Sarkozy n'a décidément pas de chance. Non seulement les jeunes refusent l'inexorabilité du monde qu'on leur promet, mais ils se mêlent du chantier des retraites. Et pour cause ! Ils seront bel et bien les premières victimes des choix du gouvernement. Une seule statistique résume la situation : une personne née en 1935 touchait plus de 80 % de son dernier salaire en partant en retraite ; une personne née en 1985 n'en toucherait qu'à peine 60 %.

A-t-on réfléchi assez à cette éventuelle régression générationnelle ? Prend-on assez conscience de ce que signifierait symboliquement ce recul de civilisation pour nos jeunes, déjà frappés par une insertion professionnelle tardive, par le chômage, la précarité et l'intérim, affectés par une société sans répit qui transforme l'espérance de vie en handicap ? N'oublions jamais que le taux de pauvreté des 18-29 ans est passé en huit ans de 9 % à 12 %. Fatalement, le dernier baromètre annuel Ipsos pour le Secours populaire, publié lundi, est éloquent.
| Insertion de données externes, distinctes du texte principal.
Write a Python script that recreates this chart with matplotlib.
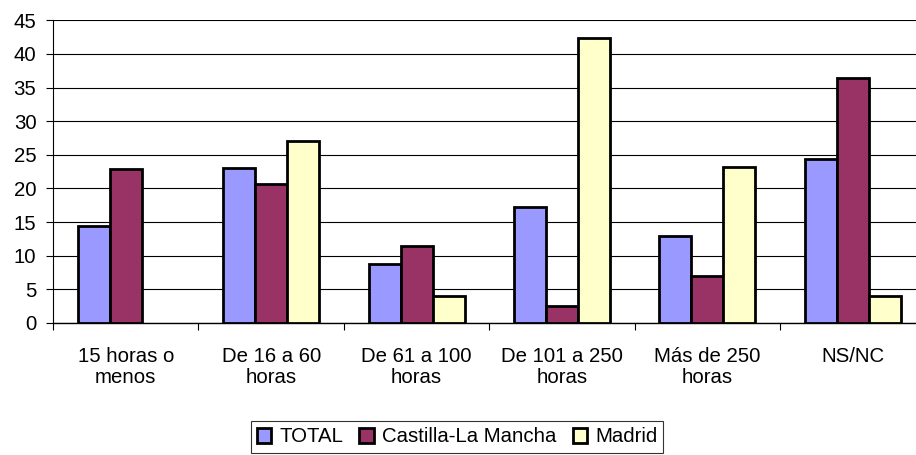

Quand ils pensent à leur situation actuelle et à leur avenir, 50 % des jeunes se déclarent « angoissés » et 38 % « en colère ». Trimer tard pour une retraite à peine décente ou devenir trader... Est-ce ça, le monde de demain ?

Certains ne se gênent pas pour caricaturer ces jeunes aux espoirs précaires. Ils seraient

« désenchantés », « tétanisés », « apolitiques congénitaux », comme l'écrivait récemment le Figaro, puisque

« les idéologies de transformations sociales » ne les « séduisent plus ». Quand le mépris de classe s'additionne à une haine générationnelle, toutes les démagogies sont possibles. Et de ce côté-là, le pouvoir n'a pas son pareil. À en croire la communication officielle du Palais, la loi Woerth serait non seulement une « nécessité » pour les prochaines générations, mais elle aurait été conçue « pour » les jeunes...

 

Seulement voilà, 74 % des 18-24 ans se déclarent opposés au report de l'âge de départ, selon un sondage CSA pour la CGT. Une injustice contre laquelle ils ont décidé de se mobiliser au sein d'un collectif d'organisations baptisé « La retraite, une affaire de jeunes ». Preuve que cette jeunesse est plus combative et impatiente qu'on ne le croit. Et cette impatience a au moins un avantage, elle devrait nous prémunir d'une tentation mortifère : attendre un changement en 2012. Même François Chérèque ne cesse de le répéter depuis des semaines : « Nourrir des illusions sur 2012, c'est se condamné à l'impuissance aujourd'hui. » Beaucoup de jeunes ont ainsi choisi la bonne philosophie : « On s'engage à fond pendant qu'il en est encore temps », disait l'un d'eux lors des grandes manifestations du 7 septembre. Le mouvement social a toujours besoin de la fièvre de la jeunesse.